Con il progetto DICOM2Hololens che fornisce al chirurgo tutte le applicazioni del 3D medicale hanno vinto proprio in questi giorni a Verona il Premio Innovabiomed, come realtà esempio di convergenza fra salute, scienza e industria di forte impatto sociale ed elevata caratterizzazione tecnologica.
Anche per questi motivi e per studiare insieme nuovi progetti innovativi per la regione Umbria, si è recentemente svolto un incontro tra la società e la presidente della regione Donatella Tesei, Luca Coletto e Michele Fioroni, rispettivamente assessori alla sanità e allo sviluppo economico, innovazione, digitale e semplificazione, il presidente e la direttrice del Tucep Gianluca Rossi e Maria Brizi.
Ne abbiamo parlato con Alessandro Ricci, fondatore e amministratore, orgoglioso di poter dire che questa piccola ma innovativa realtà, che fonde le competenze mediche con quelle dell’ingegneria, abbia trovato terreno fertile proprio in un suolo non propriamente adatto come l’Umbria.
Il vostro è un lavoro sicuramente complesso e articolato, in che cosa consiste esattamente?
Alla base del nostro lavoro c’è la volontà di fornire ai clinici la più accurata pianificazione chirurgica possibile in quanto la scienza medica si sta sempre più posizionando sul modello della medicina personalizzata e la chirurgia non fa eccezione. Grazie alle nuove possibilità offerte dalla tecnologia, con l’utilizzo della stampa 3d riusciamo, attraverso dati di origine clinica bidimensionali, come ad esempio una tac, a riconvertire queste informazioni per ricreare delle immagini che sono invece tridimensionali e che a loro volta possono essere trasformate in oggetti solidi 3d.
Quali sono i vantaggi di questa tecnica?
Questa tecnologia permette di creare dispositivi medici su misura, disegnati intorno all’anatomia del paziente. Il dottore in questo modo ha in mano un oggetto che è identico a quello che andrà a operare nella realtà, ha la possibilità di eseguire simulazioni di intervento su modelli realistici e accurati e se deve fare un trattamento può calcolarne con esattezza le misure. Può quindi provare l’operazione esattamente come la troverà poi in sala operatoria.
Pianificando prima la strategia chirurgica, dal punto di vista del paziente, si riduce il tempo di esecuzione dell’intervento, con tutti i benefici connessi, clinici e organizzativi.

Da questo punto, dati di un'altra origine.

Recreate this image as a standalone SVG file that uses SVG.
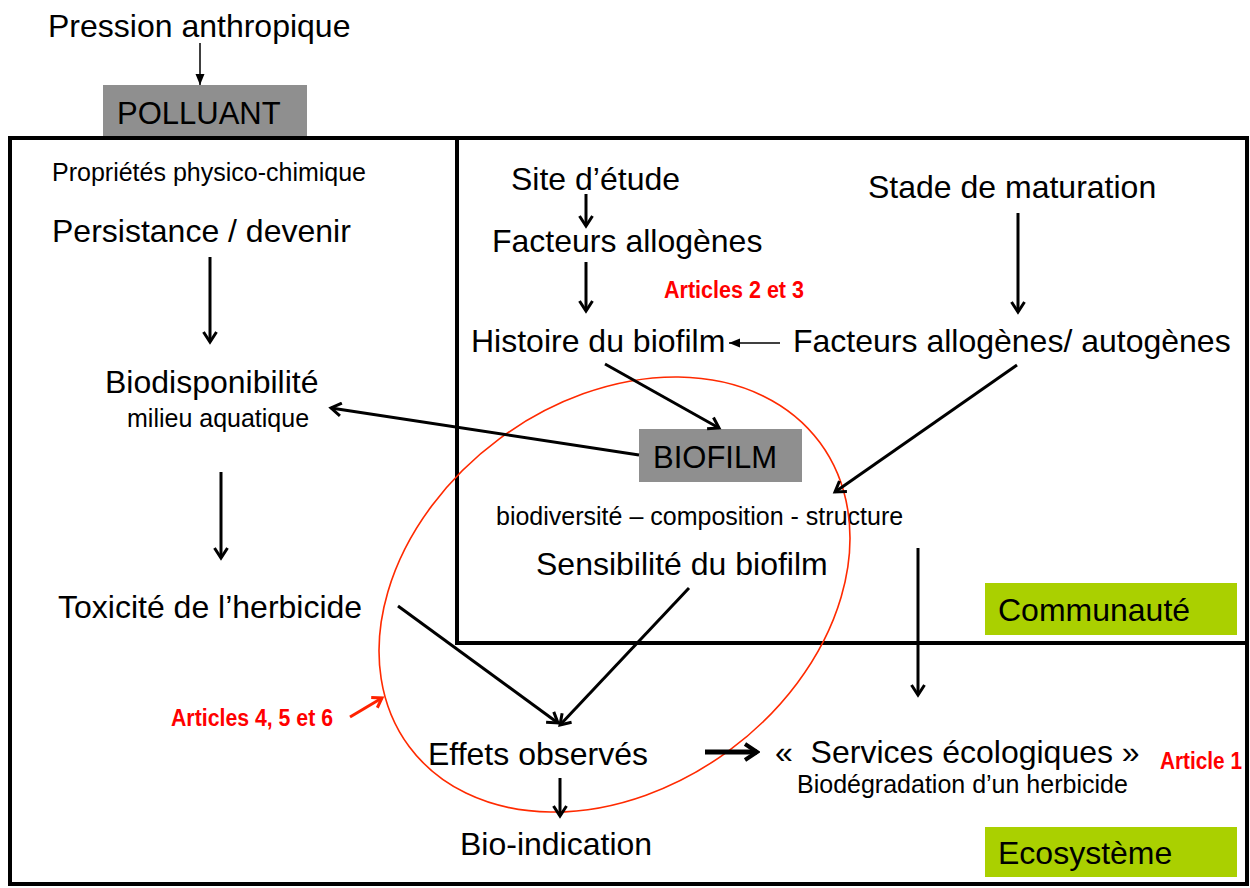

Dal punto di vista della formazione inoltre, è uno strumento potente per fare training senza ricorrere ad animali o a cadaver lab; in questo particolare momento è molto apprezzato.
Ci sono dei vantaggi anche dal punto di vista ambientale?
Assolutamente si, la stampa 3d è una modalità di produzione che si presta molto ad avere piccole realtà produttive disperse. Se io ho la produzione a livello il più locale possibile necessito dall’esterno solo del materiale, materiale che si può comunque utilizzare per numerose applicazioni, tagliando trasporti, imballaggi, costi e risorse con un beneficio molto alto anche in termini ecologici.
Svolgete anche attività di ricerca?
Abbiamo all’attivo più di dieci pubblicazioni accademiche nel campo della chirurgia generale e toracica, radiologia, brachiterapia, ginecologia e odontostomatologia.
Ad esempio per l’ospedale di Perugia, nell’ambito della radioterapia interventistica abbiamo realizzato una procedura avanzata per i tumori al seno con la professoressa Aristei.
In chirurgia toracica invece, abbiamo realizzato dei dispositivi medici utilizzando l’intero flusso digitale nella pianificazione di un’operazione per un paziente che verteva in una situazione particolarmente complessa. Ne è scaturito uno scientific report realizzato dal professor Puma e dalla sua equipe, che ha potuto dar vita a una nuova procedura grazie proprio alle tecnologie digitali messe a disposizione.